Mon, 21 Jan 2008
What Is Luminance?
I have recently enhanced my scanned form recognition software in IS MU to handle not only greyscale scans, but also color ones. It is quite simple - the software converts the image to greyscale in the input phase. During tests, we have found a problematic input file - it has been recognized differently when scanned greyscale than when scanned in full colors. Before reading on, look at the image below and try to decide what number should the software see there:
I think the correct output should be the digit "3", with the previous
digit being recognized as rubbed out. Now look at the
color version.

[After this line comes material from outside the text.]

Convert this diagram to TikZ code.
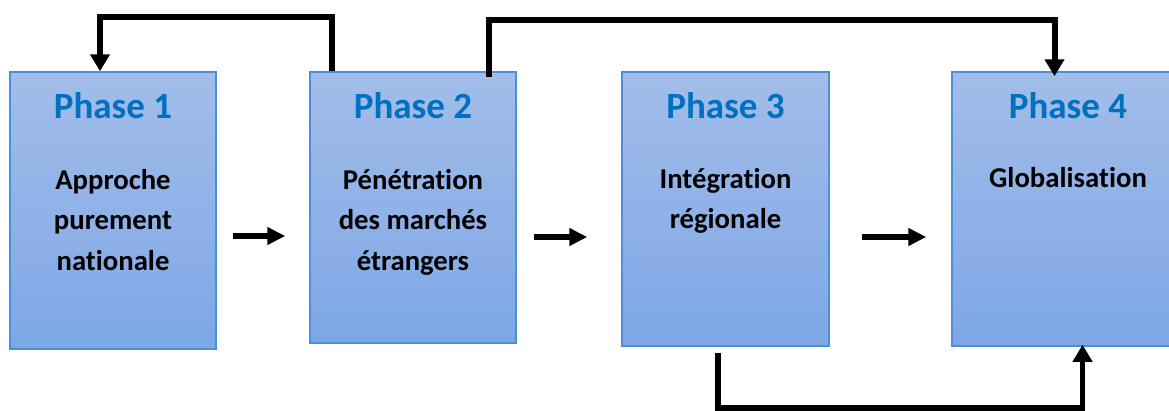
\documentclass[tikz,border=0pt]{standalone}
\usepackage{fontspec}
\setmainfont{Carlito}[Ligatures=NoCommon]
\usetikzlibrary{arrows.meta}
\definecolor{boxtop}{HTML}{A2BDE9}
\definecolor{boxbot}{HTML}{7EA7E6}
\definecolor{boxline}{HTML}{4A8EDC}
\definecolor{titleblue}{HTML}{0070C0}
\begin{document}
\begin{tikzpicture}[x=1pt,y=-1pt,
  phasebox/.style={draw=boxline, line width=1.5pt, top color=boxtop, bottom color=boxbot, minimum width=206pt, inner sep=0pt},
  title/.style={font=\fontsize{37}{44}\selectfont\bfseries, text=titleblue, inner sep=0pt, anchor=base},
  body/.style={font=\fontsize{28.7}{40.5}\selectfont\bfseries, align=center, inner sep=0pt, anchor=north},
  conn/.style={line width=6pt, line join=miter, -{Triangle[width=19pt,length=17pt]}},
  flow/.style={line width=6.5pt, -{Triangle[width=17pt,length=18pt]}}]
\useasboundingbox (0,0) rectangle (1169,410);
\clip (0,0) rectangle (1169,410);

% boxes
\node[phasebox, minimum height=277pt] (b1) at (113,210.5) {};
\node[phasebox, minimum height=271pt] (b2) at (413,207.5) {};
\node[phasebox, minimum height=274pt, minimum width=207pt] (b3) at (725.5,209) {};
\node[phasebox, minimum height=274pt, minimum width=232pt] (b4) at (1068,209) {};

% titles
\node[title] (t1) at (113,118) {Phase 1};
\node[title] (t2) at (413,118) {Phase 2};
\node[title] (t3) at (725.5,118) {Phase 3};
\node[title] (t4) at (1068,118) {Phase 4};

% body texts
\node[body] (x1) at (113,167) {\rule{0pt}{22pt}Approche\\purement\\nationale};
\node[body] (x2) at (413,167) {\rule{0pt}{22pt}Pénétration\\des marchés\\étrangers};
\node[body] (x3) at (725.5,166) {\rule{0pt}{22pt}Intégration\\régionale};
\node[body] (x4) at (1068,165) {\rule{0pt}{22pt}Globalisation};

% flow arrows
\draw[flow] ([xshift=16pt,yshift=-25.5pt]b1.east) -- ([xshift=-24pt,yshift=-28.5pt]b2.west);
\draw[flow] ([xshift=17pt,yshift=-29.5pt]b2.east) -- ([xshift=-34pt,yshift=-28pt]b3.west);
\draw[flow] ([xshift=32pt,yshift=-28pt]b3.east) -- ([xshift=-25pt,yshift=-28pt]b4.west);

% loops
\draw[conn] ([xshift=23pt]b2.north west) -- ++(0,-54) -| ([xshift=-13pt]b1.north);
\draw[conn] ([xshift=-28pt,yshift=-6pt]b2.north east) -- ++(0,-57.5) -| ([xshift=-13.5pt,yshift=-5pt]b4.north);
\draw[conn, line width=5.5pt] ([xshift=-7.5pt,yshift=-6pt]b3.south) -- ++(0,55) -| ([xshift=14.5pt,yshift=2pt]b4.south);
\end{tikzpicture}
\end{document}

There are
three variants there: the first one is the output of the scanner in the color mode,
the second one is the color scan converted to greyscale (using
GIMP, but convert(1)
and ppmtopgm(1)
give similar results), and the last variant
is the scanner output in the greyscale mode (as seen in the image in this
page).
Apparently the conversion to greyscale is not as simple as, for example,
averaging the three color channels: (R+G+B)/3
.
In the ppmtopgm(1)
source code they refer
to the ITU-R BT.601.5 standard, which states that the luminance value
(essentially the grey level of the greyscale version of the image) should
be computed using the following formula:
0.2989*R + 0.5866*G + 0.1145*B
I guess the scanner does something simpler than using this formula, which leads to suboptimal results. When the requirements to the recognition software are "it should recognize what human would see in the scanned image", I think it correctly recognizes the greyscale scan as "3", and the color scan as "23".